The New Proposition 1: April 2021 and beyond

The new Proposition 1 ensures the critical elements of our transit network are maintained, equity in access is prioritized more than ever before, and we are poised to scale up service as our pace of economic recovery continues to grow.

The new Proposition 1 continues access to frequent and reliable transit. It maintains the critical elements and bus routes of Seattle's transit network for those reliant on it for work access. Equitable access to transit continues to be prioritized for people feeling the most strain on their household budgets and allows the City to scale up service as transit ridership recovers from the COVID-19 pandemic. Service is provided through our partnership with King County Metro, builds on lessons learned, and formalizes a program benefitting both agencies.

Our shared economic recovery will be complex and multifaceted, and our approach will change as people follow COVID-19 public health guidelines and are vaccinated.
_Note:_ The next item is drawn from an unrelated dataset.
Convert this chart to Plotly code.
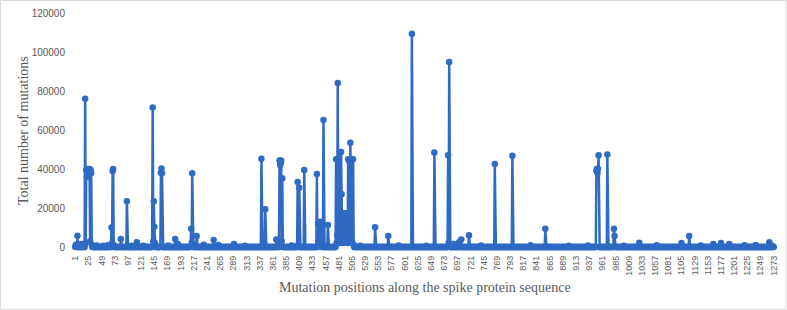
import plotly.graph_objects as go

# Sparse data: mutation positions with non-zero counts (all other positions are 0)
n_positions = 1273
mut_positions = [
    2, 3, 5, 8, 12, 16,
    19, 20, 21, 22, 23, 24, 25, 26, 27, 28, 29, 30, 31,
    40, 52, 60, 67, 68, 69, 70, 71, 84, 95, 104, 113, 125,
    142, 143, 144, 145, 146, 157, 158, 159, 170, 183, 188,
    212, 213, 214, 215, 222, 235, 253, 262, 290, 310,
    340, 347, 367, 373, 374, 375, 376, 377, 378, 395,
    406, 407, 409, 418, 441, 443, 444, 445, 446, 447, 448, 449,
    453, 461, 476, 477, 478, 479, 480, 481, 482, 483, 484, 485,
    486, 487, 488, 489, 490, 491, 492, 493, 494, 495, 496, 497,
    498, 499, 500, 501, 502, 503, 504, 505, 506, 507, 508,
    520, 547, 571, 590, 614, 640, 655, 680, 681, 682, 690,
    700, 704, 718, 740, 765, 797, 830, 857, 900, 935,
    950, 951, 952, 953, 954, 970, 982, 983, 1000, 1028,
    1060, 1105, 1119, 1140, 1163, 1177, 1192, 1220, 1240, 1265, 1270,
]
mut_counts = [
    1200, 800, 5800, 1000, 1500, 900,
    76000, 2000, 39500, 36000, 40000, 38000, 39500, 37000, 40000, 3000, 39500, 38000, 1200,
    800, 600, 900, 10000, 2000, 39000, 40000, 1000, 4100, 23400, 700, 2400, 600,
    71600, 3000, 23400, 10400, 2000, 38100, 40300, 38000, 800, 4100, 1500,
    9400, 2000, 37800, 1000, 5600, 1200, 3600, 1000, 1500, 600,
    45300, 19300, 3900, 44300, 42000, 43000, 44300, 3000, 35200, 800,
    33300, 1000, 30400, 39500, 37400, 12000, 3000, 12500, 2000, 12900, 1500, 12000,
    65100, 11300, 45000, 2000, 6000, 84100, 3000, 45000, 12000, 48700, 2000, 48700,
    27000, 5000, 17300, 2000, 17300, 5000, 17300, 3000, 17000, 4000, 17300, 2000,
    45000, 10000, 44000, 5000, 53500, 3000, 45000, 45000, 2000, 45000, 1000,
    700, 10100, 5600, 800, 109400, 700, 48400, 47000, 2000, 94900, 1500,
    2500, 3900, 6000, 800, 42600, 46800, 900, 9400, 600, 800,
    39100, 40000, 38000, 40000, 47000, 47500, 9400, 5600, 700, 2200,
    900, 2000, 5600, 800, 1500, 2000, 1500, 900, 1000, 2400, 600,
]
y_ticks = [0, 20000, 40000, 60000, 80000, 100000, 120000]
x_tick_labels = list(range(1, 1274, 24))

positions = list(range(1, n_positions + 1))
counts = [0] * n_positions
for p, c in zip(mut_positions, mut_counts):
    counts[p - 1] = c

blue = "#2F6AC4"
grey = "#595959"

fig = go.Figure()
fig.add_trace(go.Scatter(
    x=positions, y=counts, mode="lines+markers",
    line=dict(color=blue, width=2.5),
    marker=dict(color=blue, size=6.5),
    cliponaxis=False, showlegend=False,
))

L, R, T, B = 75, 13, 13, 63
W, H = 787, 310
pw, ph = W - L - R, H - T - B

fig.update_layout(
    width=W, height=H,
    margin=dict(l=L, r=R, t=T, b=B, autoexpand=False),
    paper_bgcolor="white", plot_bgcolor="white",
    xaxis=dict(
        range=[0.5, 1273.5], tickmode="array", tickvals=x_tick_labels,
        ticktext=[str(v) for v in x_tick_labels], tickangle=-90,
        tickfont=dict(family="Liberation Sans", size=9, color=grey),
        showgrid=False, zeroline=False, showline=False, ticks="",
        automargin=False, ticklabelstandoff=6,
    ),
    yaxis=dict(
        range=[0, 120000], tickmode="array", tickvals=y_ticks,
        ticktext=[str(v) for v in y_ticks],
        tickfont=dict(family="Liberation Sans", size=10, color=grey),
        showgrid=False, zeroline=False, showline=False, ticks="",
        automargin=False, ticklabelstandoff=9,
    ),
    annotations=[
        dict(text="Total number of mutations", xref="paper", yref="paper",
             x=(23.5 - L) / pw, y=(H - B - 130.5) / ph, textangle=-90,
             showarrow=False, xanchor="center", yanchor="middle",
             font=dict(family="Liberation Serif", size=14, color=grey)),
        dict(text="Mutation positions along the spike protein sequence",
             xref="paper", yref="paper",
             x=(425 - L) / pw, y=(H - B - 287) / ph,
             showarrow=False, xanchor="center", yanchor="middle",
             font=dict(family="Liberation Serif", size=14, color=grey)),
    ],
    shapes=[
        dict(type="rect", xref="paper", yref="paper",
             x0=(0.5 - L) / pw, x1=(786 - L) / pw,
             y0=(H - B - 309.5) / ph, y1=(H - B - 0.5) / ph,
             line=dict(color="#D9D9D9", width=1), fillcolor="rgba(0,0,0,0)"),
    ],
)

fig.write_html("out.html", config={"displayModeBar": False},
               post_script="document.body.style.margin='0';document.body.style.overflow='hidden';")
But there is one recovery principle we cannot dispute: an equitable recovery depends on keeping our city moving.

To aid in recovery for residents disproportionately impacted by the COVID-19 pandemic, the new Proposition 1 focuses resources on investing in routes that serve working people and communities of color.

Proposition 1 Spending Breakdown in a Typical Year

Even as transit ridership decreased for the broader population during the pandemic, the ten Metro routes with the highest daily ridership during the COVID-19 pandemic all served higher percentages of communities of color.

In addition to maintaining a robust, connected transit network and critical programs like ORCA Opportunity, Proposition 1 will focus on investing in neighborhoods with acute mobility challenges, like West Seattle, and neighborhoods that historically face environmental injustices, like South Park and the Duwamish Valley.

Before its necessary closure, the West Seattle High-Rise Bridge served upwards of 120,000 travelers every weekday. Current detour routes have travelers cutting through communities that already face disproportionate levels of pollution, asthma, and environmental injustice. New funding can help deploy more frequent transit options to help residents access work, goods, services, and activities, and decrease pollution by providing reliable alternatives to single-occupancy vehicles.